-- start of DATA LINES --
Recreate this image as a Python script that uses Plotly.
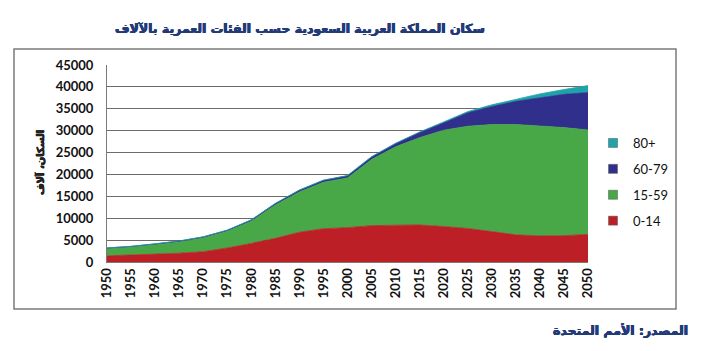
import plotly.graph_objects as go

years = list(range(1950, 2051, 5))
age_0_14 = [1400, 1550, 1760, 2000, 2350, 3200, 4250, 5400, 6800, 7600, 7850,
            8300, 8400, 8450, 8100, 7650, 6950, 6200, 5950, 6000, 6300]
age_15_59 = [1650, 1850, 2190, 2580, 3150, 3800, 5050, 7600, 9200, 10600, 11350,
             15100, 17900, 19950, 22000, 23350, 24450, 25200, 25100, 24700, 23850]
age_60_79 = [150, 160, 180, 200, 220, 250, 300, 350, 400, 450, 500,
             600, 750, 1200, 1700, 3100, 4100, 5300, 6450, 7600, 8550]
age_80p = [10, 20, 20, 20, 30, 30, 30, 40, 40, 50, 50,
           50, 70, 100, 200, 250, 400, 500, 900, 1100, 1600]

series = [
    ("0-14", age_0_14, "#BD1F27"),
    ("15-59", age_15_59, "#48A848"),
    ("60-79", age_60_79, "#302F8C"),
    ("80+", age_80p, "#1FA3AA"),
]

y_ticks = list(range(0, 45001, 5000))

fig = go.Figure()
for name, vals, col in series:
    fig.add_trace(go.Scatter(
        x=years, y=vals, name=name, mode="lines", stackgroup="one",
        line=dict(color=col, width=0.8), fillcolor=col, showlegend=False,
    ))
for name, vals, col in reversed(series):
    fig.add_trace(go.Scatter(
        x=[None], y=[None], name=name, mode="markers", legendgroup=name,
        marker=dict(symbol="square", size=9, color=col, line=dict(color="#555555", width=0.5)),
    ))

L, R, T, B = 107, 588, 65, 262
W, H = 702, 351

def px(x):
    return (x - L) / (R - L)

def py(y):
    return (B - y) / (B - T)

def bold_shadow(c):
    return f"0.45px 0 0 {c}, -0.45px 0 0 {c}, 0 0.3px 0 {c}"

fig.add_shape(type="rect", xref="paper", yref="paper",
              x0=px(14), x1=px(676), y0=py(309), y1=py(49),
              line=dict(color="#7F7A78", width=1.5), layer="below")

fig.add_annotation(text="<b>سكان المملكة العربية السعودية حسب الفئات العمرية بالآلاف</b>",
                   xref="paper", yref="paper", x=px(300), y=py(28),
                   showarrow=False,
                   font=dict(size=12.5, color="#233A78", family="DejaVu Sans", weight=900,
                             shadow=bold_shadow("#233A78")),
                   xanchor="center", yanchor="middle")
fig.add_annotation(text="<b>السكان، آلاف</b>", xref="paper", yref="paper",
                   x=px(40), y=py(163), textangle=-90, showarrow=False,
                   font=dict(size=10, color="#222222", family="DejaVu Sans", weight=900,
                             shadow=bold_shadow("#222222")),
                   xanchor="center", yanchor="middle")
fig.add_annotation(text="<b>المصدر: الأمم المتحدة</b>", xref="paper", yref="paper",
                   x=px(690), y=py(330), showarrow=False,
                   font=dict(size=12.5, color="#233A78", family="DejaVu Sans", weight=900,
                             shadow=bold_shadow("#233A78")),
                   xanchor="right", yanchor="middle")

fig.update_layout(
    width=W, height=H,
    margin=dict(l=L, r=W - R, t=T, b=H - B),
    paper_bgcolor="white", plot_bgcolor="white",
    showlegend=True,
    legend=dict(x=px(593), y=py(128), xanchor="left", yanchor="top",
                traceorder="grouped", font=dict(size=13, family="Lato", color="#111111"),
                itemwidth=30, tracegroupgap=6, bgcolor="rgba(0,0,0,0)"),
    font=dict(family="Lato", color="#111111"),
)
fig.update_xaxes(range=[1950, 2050], tickvals=years, ticktext=[f"<b>{y}</b>" for y in years],
                 tickangle=-90, tickfont=dict(size=13, family="Lato", color="#111111"),
                 showgrid=False, zeroline=False, showline=True, linecolor="#7F7A78",
                 ticks="", fixedrange=True)
fig.update_yaxes(range=[0, 45000], tickvals=y_ticks, ticktext=[f"<b>{v}</b>" for v in y_ticks],
                 tickfont=dict(size=13, family="Lato", color="#111111"),
                 showgrid=True, gridcolor="#6E6A68", gridwidth=1,
                 zeroline=False, showline=True, linecolor="#7F7A78",
                 ticks="", ticklen=0, ticklabelstandoff=10, fixedrange=True)

fig.write_html("out.html")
-- end of DATA LINES --
● **WRITTEN TASK**: Quote every line word for word and keep the images out of the copy.

● **RIGHT ANSWER**:
Recreate this image as a Python script that uses Plotly.
import plotly.graph_objects as go

years = list(range(1950, 2051, 5))
age_0_14 = [1400, 1550, 1760, 2000, 2350, 3200, 4250, 5400, 6800, 7600, 7850,
            8300, 8400, 8450, 8100, 7650, 6950, 6200, 5950, 6000, 6300]
age_15_59 = [1650, 1850, 2190, 2580, 3150, 3800, 5050, 7600, 9200, 10600, 11350,
             15100, 17900, 19950, 22000, 23350, 24450, 25200, 25100, 24700, 23850]
age_60_79 = [150, 160, 180, 200, 220, 250, 300, 350, 400, 450, 500,
             600, 750, 1200, 1700, 3100, 4100, 5300, 6450, 7600, 8550]
age_80p = [10, 20, 20, 20, 30, 30, 30, 40, 40, 50, 50,
           50, 70, 100, 200, 250, 400, 500, 900, 1100, 1600]

series = [
    ("0-14", age_0_14, "#BD1F27"),
    ("15-59", age_15_59, "#48A848"),
    ("60-79", age_60_79, "#302F8C"),
    ("80+", age_80p, "#1FA3AA"),
]

y_ticks = list(range(0, 45001, 5000))

fig = go.Figure()
for name, vals, col in series:
    fig.add_trace(go.Scatter(
        x=years, y=vals, name=name, mode="lines", stackgroup="one",
        line=dict(color=col, width=0.8), fillcolor=col, showlegend=False,
    ))
for name, vals, col in reversed(series):
    fig.add_trace(go.Scatter(
        x=[None], y=[None], name=name, mode="markers", legendgroup=name,
        marker=dict(symbol="square", size=9, color=col, line=dict(color="#555555", width=0.5)),
    ))

L, R, T, B = 107, 588, 65, 262
W, H = 702, 351

def px(x):
    return (x - L) / (R - L)

def py(y):
    return (B - y) / (B - T)

def bold_shadow(c):
    return f"0.45px 0 0 {c}, -0.45px 0 0 {c}, 0 0.3px 0 {c}"

fig.add_shape(type="rect", xref="paper", yref="paper",
              x0=px(14), x1=px(676), y0=py(309), y1=py(49),
              line=dict(color="#7F7A78", width=1.5), layer="below")

fig.add_annotation(text="<b>سكان المملكة العربية السعودية حسب الفئات العمرية بالآلاف</b>",
                   xref="paper", yref="paper", x=px(300), y=py(28),
                   showarrow=False,
                   font=dict(size=12.5, color="#233A78", family="DejaVu Sans", weight=900,
                             shadow=bold_shadow("#233A78")),
                   xanchor="center", yanchor="middle")
fig.add_annotation(text="<b>السكان، آلاف</b>", xref="paper", yref="paper",
                   x=px(40), y=py(163), textangle=-90, showarrow=False,
                   font=dict(size=10, color="#222222", family="DejaVu Sans", weight=900,
                             shadow=bold_shadow("#222222")),
                   xanchor="center", yanchor="middle")
fig.add_annotation(text="<b>المصدر: الأمم المتحدة</b>", xref="paper", yref="paper",
                   x=px(690), y=py(330), showarrow=False,
                   font=dict(size=12.5, color="#233A78", family="DejaVu Sans", weight=900,
                             shadow=bold_shadow("#233A78")),
                   xanchor="right", yanchor="middle")

fig.update_layout(
    width=W, height=H,
    margin=dict(l=L, r=W - R, t=T, b=H - B),
    paper_bgcolor="white", plot_bgcolor="white",
    showlegend=True,
    legend=dict(x=px(593), y=py(128), xanchor="left", yanchor="top",
                traceorder="grouped", font=dict(size=13, family="Lato", color="#111111"),
                itemwidth=30, tracegroupgap=6, bgcolor="rgba(0,0,0,0)"),
    font=dict(family="Lato", color="#111111"),
)
fig.update_xaxes(range=[1950, 2050], tickvals=years, ticktext=[f"<b>{y}</b>" for y in years],
                 tickangle=-90, tickfont=dict(size=13, family="Lato", color="#111111"),
                 showgrid=False, zeroline=False, showline=True, linecolor="#7F7A78",
                 ticks="", fixedrange=True)
fig.update_yaxes(range=[0, 45000], tickvals=y_ticks, ticktext=[f"<b>{v}</b>" for v in y_ticks],
                 tickfont=dict(size=13, family="Lato", color="#111111"),
                 showgrid=True, gridcolor="#6E6A68", gridwidth=1,
                 zeroline=False, showline=True, linecolor="#7F7A78",
                 ticks="", ticklen=0, ticklabelstandoff=10, fixedrange=True)

fig.write_html("out.html")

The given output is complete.